If there is one aspect of "The Curse of Oak Island" that seems to bother fans the most, aside from its lack of conclusive success, it's the show's seeming fixation on the curse itself instead of the actual archeology. Though the show airs on History, it often focuses on what many consider an ahistorical superstition. When combined with the Laginas' all-consuming obsession with finding the island's treasure, this fixation had led some to question if the show actually wants another death to occur.

Despite the Laginas' denial, it seems clear to some that the show is dramatized to some extent. Awkward acting and stilted dialogue sometimes seem planned, as if the producers and crew were feeding the workers their lines in certain segments. The series' flair for the dramatic may be the sole reason that the curse is emphasized so heavily. And though that is likely the case, it hasn't stopped fans from wondering why the show is so quick to bring up the fact that six out of seven men have died in pursuit of the Oak Island treasure.

The seventh death fulfilled

One of the creepier shadows to darken "The Curse of Oak Island" is the alleged death of one of its production staff and the subsequent cover-up. As first suggested on the "History Heretic" podcast, one of the show's producers, Matt Chisholm, died in 2014 under mysterious circumstances, and ever since, the show has been reticent about the details.

Chisholm's family and friends seem to confirm his death and even offer details as to his last few weeks alive.
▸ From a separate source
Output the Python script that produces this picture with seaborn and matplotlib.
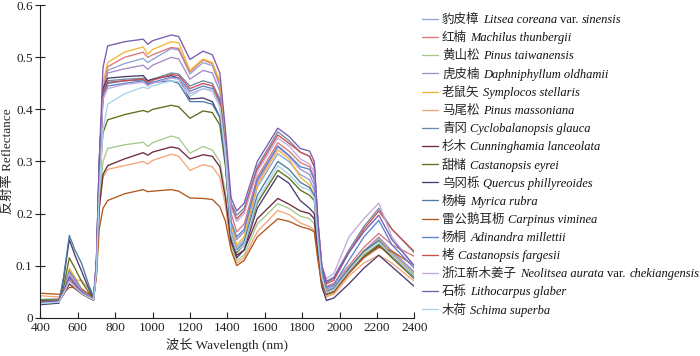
import numpy as np
import pandas as pd
import matplotlib
matplotlib.use("Agg")
import matplotlib.pyplot as plt
import seaborn as sns

wavelength = [400, 500, 525, 555, 585, 620, 660, 685, 700, 715, 735, 760, 850, 950, 975, 1000,
              1100, 1140, 1200, 1270, 1320, 1360, 1390, 1420, 1450, 1490, 1560, 1670, 1730, 1790,
              1840, 1865, 1885, 1905, 1930, 1970, 2050, 2130, 2210, 2280, 2400]

cn_names = ["豹皮樟", "红楠", "黄山松", "虎皮楠", "老鼠矢", "马尾松", "青冈", "杉木", "甜槠",
            "乌冈栎", "杨梅", "雷公鹅耳枥", "杨桐", "栲", "浙江新木姜子", "石栎", "木荷"]

# scientific names: alternating italic / upright parts
sci_names = [
    ["Litsea coreana", "var.", "sinensis"],
    ["Machilus thunbergii"],
    ["Pinus taiwanensis"],
    ["Daphniphyllum oldhamii"],
    ["Symplocos stellaris"],
    ["Pinus massoniana"],
    ["Cyclobalanopsis glauca"],
    ["Cunninghamia lanceolata"],
    ["Castanopsis eyrei"],
    ["Quercus phillyreoides"],
    ["Myrica rubra"],
    ["Carpinus viminea"],
    ["Adinandra millettii"],
    ["Castanopsis fargesii"],
    ["Neolitsea aurata", "var.", "chekiangensis"],
    ["Lithocarpus glaber"],
    ["Schima superba"],
]

colors = ["#8fa3d9", "#d9777a", "#a6c98a", "#a58ac6", "#f2b632", "#f4a576", "#6f89a8",
          "#6e2b3e", "#5e7018", "#4a3b6e", "#4d7aa0", "#b0581e", "#5b82cc", "#cc5050",
          "#c4a8dc", "#7b5bb0", "#a9d2ec"]

s01 = [0.030, 0.032, 0.050, 0.080, 0.066, 0.050, 0.040, 0.036, 0.10, 0.27, 0.43, 0.475, 0.488, 0.498, 0.490, 0.496, 0.517, 0.514, 0.468, 0.490, 0.484, 0.445, 0.34, 0.17, 0.135, 0.15, 0.25, 0.315, 0.30, 0.275, 0.265, 0.245, 0.15, 0.08, 0.052, 0.058, 0.09, 0.125, 0.152, 0.125, 0.085]
s02 = [0.028, 0.030, 0.046, 0.075, 0.062, 0.048, 0.039, 0.035, 0.10, 0.27, 0.44, 0.482, 0.50, 0.51, 0.50, 0.505, 0.519, 0.517, 0.472, 0.495, 0.488, 0.45, 0.345, 0.20, 0.165, 0.18, 0.27, 0.336, 0.32, 0.298, 0.29, 0.27, 0.17, 0.09, 0.06, 0.066, 0.10, 0.135, 0.162, 0.14, 0.118]
s03 = [0.033, 0.034, 0.048, 0.072, 0.060, 0.047, 0.038, 0.034, 0.09, 0.22, 0.30, 0.325, 0.332, 0.337, 0.329, 0.336, 0.349, 0.345, 0.316, 0.329, 0.322, 0.30, 0.24, 0.14, 0.11, 0.12, 0.18, 0.219, 0.21, 0.195, 0.19, 0.18, 0.12, 0.065, 0.042, 0.048, 0.085, 0.12, 0.142, 0.12, 0.08]
s04 = [0.029, 0.031, 0.050, 0.088, 0.072, 0.053, 0.041, 0.036, 0.10, 0.27, 0.43, 0.47, 0.478, 0.485, 0.477, 0.485, 0.50, 0.497, 0.458, 0.475, 0.47, 0.435, 0.335, 0.18, 0.15, 0.165, 0.26, 0.328, 0.31, 0.285, 0.275, 0.255, 0.16, 0.085, 0.055, 0.061, 0.095, 0.128, 0.155, 0.128, 0.088]
s05 = [0.030, 0.032, 0.053, 0.095, 0.078, 0.056, 0.042, 0.036, 0.10, 0.28, 0.45, 0.49, 0.51, 0.52, 0.506, 0.515, 0.53, 0.528, 0.475, 0.497, 0.49, 0.455, 0.35, 0.18, 0.14, 0.155, 0.255, 0.322, 0.305, 0.27, 0.255, 0.235, 0.15, 0.08, 0.05, 0.056, 0.09, 0.125, 0.15, 0.122, 0.082]
s06 = [0.042, 0.040, 0.050, 0.070, 0.072, 0.072, 0.055, 0.040, 0.09, 0.21, 0.27, 0.285, 0.292, 0.30, 0.295, 0.302, 0.314, 0.31, 0.283, 0.294, 0.29, 0.27, 0.215, 0.13, 0.105, 0.115, 0.165, 0.206, 0.198, 0.182, 0.175, 0.168, 0.11, 0.06, 0.04, 0.045, 0.08, 0.105, 0.12, 0.105, 0.07]
s07 = [0.035, 0.036, 0.055, 0.090, 0.074, 0.055, 0.043, 0.038, 0.10, 0.27, 0.43, 0.455, 0.458, 0.46, 0.455, 0.458, 0.47, 0.468, 0.445, 0.455, 0.45, 0.42, 0.33, 0.22, 0.197, 0.21, 0.29, 0.357, 0.34, 0.318, 0.31, 0.29, 0.18, 0.10, 0.07, 0.078, 0.13, 0.175, 0.21, 0.17, 0.125]
s08 = [0.030, 0.032, 0.045, 0.065, 0.056, 0.046, 0.038, 0.034, 0.085, 0.21, 0.275, 0.292, 0.305, 0.317, 0.312, 0.318, 0.328, 0.325, 0.305, 0.313, 0.31, 0.29, 0.23, 0.145, 0.12, 0.13, 0.19, 0.229, 0.218, 0.205, 0.2, 0.19, 0.12, 0.068, 0.045, 0.05, 0.09, 0.118, 0.138, 0.118, 0.08]
s09 = [0.033, 0.034, 0.060, 0.115, 0.095, 0.070, 0.048, 0.038, 0.10, 0.25, 0.355, 0.38, 0.39, 0.398, 0.395, 0.40, 0.408, 0.405, 0.383, 0.397, 0.394, 0.37, 0.29, 0.16, 0.125, 0.14, 0.22, 0.283, 0.268, 0.245, 0.235, 0.225, 0.14, 0.075, 0.045, 0.05, 0.088, 0.118, 0.14, 0.115, 0.075]
s10 = [0.025, 0.028, 0.075, 0.150, 0.120, 0.090, 0.055, 0.036, 0.11, 0.30, 0.44, 0.46, 0.463, 0.465, 0.455, 0.458, 0.465, 0.46, 0.42, 0.422, 0.415, 0.385, 0.30, 0.15, 0.115, 0.13, 0.21, 0.273, 0.258, 0.225, 0.21, 0.2, 0.12, 0.06, 0.033, 0.038, 0.065, 0.095, 0.12, 0.098, 0.06]
s11 = [0.027, 0.030, 0.080, 0.158, 0.130, 0.105, 0.062, 0.040, 0.11, 0.30, 0.43, 0.45, 0.455, 0.457, 0.448, 0.452, 0.455, 0.45, 0.415, 0.415, 0.41, 0.385, 0.30, 0.16, 0.13, 0.145, 0.235, 0.30, 0.285, 0.26, 0.25, 0.235, 0.145, 0.078, 0.05, 0.056, 0.095, 0.128, 0.148, 0.12, 0.078]
s12 = [0.047, 0.045, 0.048, 0.058, 0.058, 0.055, 0.045, 0.038, 0.08, 0.17, 0.21, 0.225, 0.238, 0.246, 0.242, 0.243, 0.246, 0.243, 0.23, 0.229, 0.227, 0.213, 0.185, 0.13, 0.10, 0.11, 0.155, 0.19, 0.185, 0.175, 0.17, 0.165, 0.11, 0.065, 0.045, 0.05, 0.085, 0.115, 0.135, 0.128, 0.10]
s13 = [0.028, 0.030, 0.052, 0.082, 0.068, 0.051, 0.040, 0.036, 0.10, 0.27, 0.42, 0.445, 0.45, 0.455, 0.45, 0.452, 0.462, 0.46, 0.435, 0.445, 0.44, 0.41, 0.32, 0.185, 0.155, 0.17, 0.265, 0.33, 0.312, 0.29, 0.285, 0.265, 0.165, 0.09, 0.058, 0.064, 0.11, 0.155, 0.187, 0.14, 0.095]
s14 = [0.030, 0.032, 0.047, 0.072, 0.060, 0.047, 0.039, 0.035, 0.10, 0.27, 0.43, 0.452, 0.455, 0.458, 0.452, 0.456, 0.467, 0.465, 0.44, 0.45, 0.445, 0.415, 0.325, 0.215, 0.19, 0.205, 0.285, 0.351, 0.335, 0.318, 0.31, 0.29, 0.18, 0.10, 0.065, 0.072, 0.125, 0.17, 0.205, 0.17, 0.127]
s15 = [0.029, 0.031, 0.052, 0.085, 0.069, 0.052, 0.041, 0.036, 0.10, 0.27, 0.42, 0.44, 0.448, 0.452, 0.445, 0.45, 0.46, 0.458, 0.43, 0.44, 0.435, 0.405, 0.32, 0.21, 0.185, 0.20, 0.28, 0.345, 0.33, 0.305, 0.295, 0.28, 0.18, 0.10, 0.075, 0.085, 0.155, 0.19, 0.22, 0.155, 0.098]
s16 = [0.030, 0.032, 0.052, 0.078, 0.065, 0.050, 0.040, 0.036, 0.11, 0.30, 0.48, 0.522, 0.53, 0.535, 0.525, 0.532, 0.543, 0.54, 0.496, 0.512, 0.505, 0.47, 0.36, 0.23, 0.205, 0.22, 0.30, 0.364, 0.348, 0.325, 0.32, 0.30, 0.185, 0.10, 0.068, 0.076, 0.125, 0.165, 0.197, 0.15, 0.10]
s17 = [0.027, 0.030, 0.047, 0.070, 0.059, 0.047, 0.039, 0.035, 0.09, 0.24, 0.36, 0.41, 0.43, 0.443, 0.44, 0.445, 0.455, 0.453, 0.425, 0.44, 0.438, 0.405, 0.31, 0.16, 0.128, 0.14, 0.225, 0.292, 0.275, 0.252, 0.245, 0.23, 0.145, 0.078, 0.048, 0.054, 0.09, 0.122, 0.145, 0.12, 0.08]

series = [s01, s02, s03, s04, s05, s06, s07, s08, s09, s10, s11, s12, s13, s14, s15, s16, s17]

sns.set_theme(style="ticks")
plt.rcParams["font.family"] = ["Liberation Serif", "Noto Sans CJK SC"]
plt.rcParams["axes.unicode_minus"] = False

rows = []
for name, vals in zip(cn_names, series):
    for w, v in zip(wavelength, vals):
        rows.append({"wl": w, "refl": v, "species": name})
df = pd.DataFrame(rows)

fig = plt.figure(figsize=(7.0, 3.56), dpi=100)
ax = fig.add_axes([0.0576, 0.1076, 0.5343, 0.8775])
sns.lineplot(data=df, x="wl", y="refl", hue="species", hue_order=cn_names,
             palette=dict(zip(cn_names, colors)), estimator=None, sort=False,
             linewidth=0.95, ax=ax, legend=True)

ax.set_xlim(400, 2400)
ax.set_ylim(0, 0.6)
ax.set_xticks(range(400, 2401, 200))
ax.set_yticks([0, 0.1, 0.2, 0.3, 0.4, 0.5, 0.6])
ax.set_yticklabels(["0", "0.1", "0.2", "0.3", "0.4", "0.5", "0.6"])
ax.tick_params(axis="x", direction="in", length=4, width=0.8, labelsize=9.5, colors="#222222", pad=3)
ax.tick_params(axis="y", direction="inout", length=7, width=0.8, labelsize=9.5, colors="#222222", pad=2)
for s in ["top", "right"]:
    ax.spines[s].set_visible(False)
for s in ["left", "bottom"]:
    ax.spines[s].set_linewidth(0.8)
    ax.spines[s].set_color("#222222")

ax.set_xlabel("波长 Wavelength (nm)", fontsize=9.5, labelpad=3)
ax.set_ylabel("反射率 Reflectance", fontsize=9.5)
ax.yaxis.set_label_coords(-0.072, 0.5)

handles, _ = ax.get_legend_handles_labels()
leg = ax.legend(handles=handles, labels=cn_names, loc="upper left",
                bbox_to_anchor=(422 / 700, 1 - 14 / 356), bbox_transform=fig.transFigure,
                frameon=False, fontsize=9, handlelength=1.3, handletextpad=0.3,
                labelspacing=0.485, borderpad=0, borderaxespad=0)
leg.set_zorder(5)

for txt, parts in zip(leg.get_texts(), sci_names):
    prev = txt
    for i, p in enumerate(parts):
        style = "italic" if i % 2 == 0 else "normal"
        prev = ax.annotate(p, xy=(1, 0), xycoords=prev, xytext=(2.4, 0),
                           textcoords="offset points", va="bottom", ha="left",
                           fontsize=9, fontstyle=style, family="Liberation Serif",
                           color="#111111", annotation_clip=False, zorder=10)

fig.savefig("out.png", dpi=100)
Due to their assertion that he was working on a project involving an ancient map and the fact that "The Curse of Oak Island" has never released any public memorial, many fans have speculated that the death was deliberately concealed from the public eye. Some question the role that the map played in his death, claiming it to be Masonic and therefore forbidden. Others wonder if the death was an excavation accident that the Lagina brothers fear would shut down production of their show — thereby ending their obsessive hunt. Still others ponder if the show would be willing to conceal a death in order to keep the curse angle evergreen. After all, if seven out of seven men have died, then the treasure should be found.

They still find bones

Though six out of seven have died, and now perhaps even the seventh, the true depth of the island's deadliness may be hidden still. In season 5, while digging near the Money Pit, the Lagina brothers discovered some odd biological fragments. Though at first they wondered if the small, porous fragments might just be wood, they eventually became certain that they had unearthed fragments of bone.

The team shipped the bone to geneticists, who performed DNA sequencing on the pieces to determine their origin(s). The tests indicated that the bones came from humans, and two different humans at that -– one European and Middle Eastern. Although any archeologists worth their salt would tell you that the samples are almost certainly contaminated by the DNA of their excavators, they nonetheless beg the question: who else has died on the island?

Ultimately, Oak Island is a small, concentrated spot that has attracted an unusual volume of activity for hundreds of years, if not longer. The island's history is denser, more storied, and more conflated with superstition and rumor than most. Whether any unearthed treasure, tools, or bones are evidence of clandestine medieval missions, ancient curses, or just the product of repeated human incursion, the island is a fascinating one. As Rick and Marty Lagina continue to explore the location on "The Curse of Oak Island," the possibility remains that its long, deadly history will continue.